INTRODUCTION
Où l’on soutient que la pensée contemporaine ne peut être réservée aux experts
« Maître à penser » évoquait autrefois le guide spirituel plutôt que le philosophe – le gourou plutôt que le chercheur. Histoire ancienne, désormais, car cette expression propre à la langue française a changé de sens. Elle désigne à présent ceux que l’époque considère comme repères intellectuels majeurs, et dont l’audience devient exceptionnelle. Car le XXe siècle invente le philosophe star. En leur temps, Voltaire ou Diderot, étaient certes connus de l’Europe entière. Pourtant, leur renommée n’atteignait pas l’ampleur de celle de nos contemporains. La communication est passée par là. Les maîtres à penser naissent avec la presse, la radio et la télévision. Henri Bergson est le premier à susciter ce mélange de rumeur mondaine, d’attention littéraire et de malentendus multiples dont sont entourés nombre de philosophes aujourd’hui. Jacques Derrida est l’un des derniers en date de ces auteurs dont les livres difficiles s’entourent d’une aura de ferveur, presque de piété. Martin Heidegger, Jean-Paul Sartre, Albert Camus, Michel Foucault connaissent aussi cette métamorphose en personnages
de fiction.
Car le maître à penser n’est pas seulement ce qu’il publie et professe. Une légende l’entoure. Son influence dépasse le cercle étroit de ceux qui ont vraiment compris ses travaux. Elle va au-delà de la sphère, déjà plus étendue, de ceux qui l’ont lu sans avoir tout saisi. Sa renommée touche ceux qui connaissent à peine son travail, mais croient malgré tout percevoir chez lui une posture singulière envers le monde.

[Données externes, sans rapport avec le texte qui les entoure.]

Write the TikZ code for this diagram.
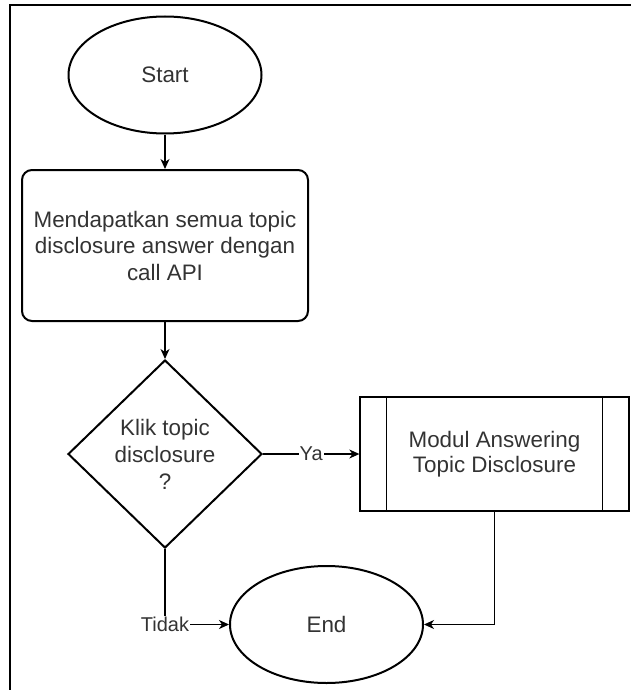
\documentclass[tikz,border=0pt]{standalone}
\usepackage{fontspec}
\setmainfont{Liberation Sans}
\usetikzlibrary{shapes.geometric,arrows.meta}

\begin{document}
\begin{tikzpicture}[x=1pt,y=-1pt,->,>={Stealth[length=10pt,width=9pt,inset=3pt]},line width=1.3pt]
\tikzset{TermStyle/.style = {draw,ellipse,line width=2pt,
                             minimum width=193pt,minimum height=117pt,
                             inner sep=0pt,font=\fontsize{22.4}{27}\selectfont,text=black!80},
         ProcStyle/.style = {draw,rounded corners=10pt,line width=2pt,
                             minimum width=286pt,minimum height=151pt,align=center,
                             font=\fontsize{22.4}{26.5}\selectfont,text=black!80},
         DecStyle/.style  = {draw,diamond,line width=2pt,
                             minimum width=194pt,minimum height=188pt,inner sep=0pt,
                             align=center,font=\fontsize{22.4}{27}\selectfont,text=black!80},
         SubStyle/.style  = {draw,rectangle,line width=1.3pt,
                             minimum width=269pt,minimum height=114pt,align=center,
                             font=\fontsize{22.4}{25}\selectfont,text=black!80},
         LblStyle/.style  = {fill=white,inner sep=1pt,
                             font=\fontsize{20}{24}\selectfont,text=black!80}}
\useasboundingbox (0,0) rectangle (631,690);
\draw[-,line width=2pt] (10,690) -- (10,5) -- (631,5);

\node[TermStyle] (start)  at (165,75)      {Start};
\node[ProcStyle] (api)    at (165,245.5)   {Mendapatkan semua topic\\disclosure answer dengan\\call API};
\node[DecStyle]  (klik)   at (165,454)     {Klik topic\\disclosure\\?};
\node[SubStyle]  (modul)  at (494.5,454)   {Modul Answering\\Topic Disclosure};
\node[TermStyle] (finish) at (326.5,624.5) {End};

\draw[-] ([xshift=27pt]modul.north west) -- ([xshift=27pt]modul.south west)
         ([xshift=-27pt]modul.north east) -- ([xshift=-27pt]modul.south east);

\draw (start) -- (api);
\draw (api) -- (klik);
\draw (klik) -- node[LblStyle] {Ya} (modul);
\draw (klik) |- node[LblStyle] {Tidak} (finish);
\draw (modul) |- (finish);
\end{tikzpicture}
\end{document}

On s’en doute, pareille métamorphose du philosophe en maître à penser est à double tranchant : nuisible et bénéfique, trompeuse et révélatrice. Une célébration bruyante permet d’évacuer aisément la puissance des œuvres, évite de prendre en compte leur contenu, exigeant et dérangeant. Il est évidemment plus facile de vénérer un maître que de déchiffrer une œuvre.
Pour ma part, je préfère les textes. C’est pourquoi, sans méconnaître leurs images publiques, ce livre s’attache à ce que ces penseurs ont pensé et publié, à leur manière de prolonger les aventures de la vérité, même s’il n’est pas inutile, pour approcher les théories, d’évoquer les hommes et de retracer leurs trajectoires.
Car ces maîtres à penser sont aussi des êtres de chair et de sang. Je le sais pour avoir poursuivi quelques discussions avec Claude Lévi-Strauss, Emmanuel Levinas, Gilles Deleuze, Louis Althusser, Michel Foucault, Jacques Derrida, Jürgen Habermas. Ils ne sont donc pas des noms sur des couvertures de livres, mais aussi des timbres de voix, des styles de regard, des manières de se tenir, d’infléchir la tête ou de serrer la main.
Raisons d’un choix
Ce livre fait suite à Une brève histoire de la philosophie, qui s’est efforcé, à propos d’une vingtaine de classiques de la pensée occidentale, de montrer que les philosophes « ne sont pas des extra-terrestres » : on peut comprendre ce qu’ils disent, leurs pensées sont suscitées par ce que nous vivons tous. Ce volume aurait pu s’intituler Unebrèvehistoirede la philosophie contemporaine. Il poursuit un but identique : être utile, tout simplement, et fournir des points de départ, exacts et accessibles, pour aborder de grands penseurs de notre époque.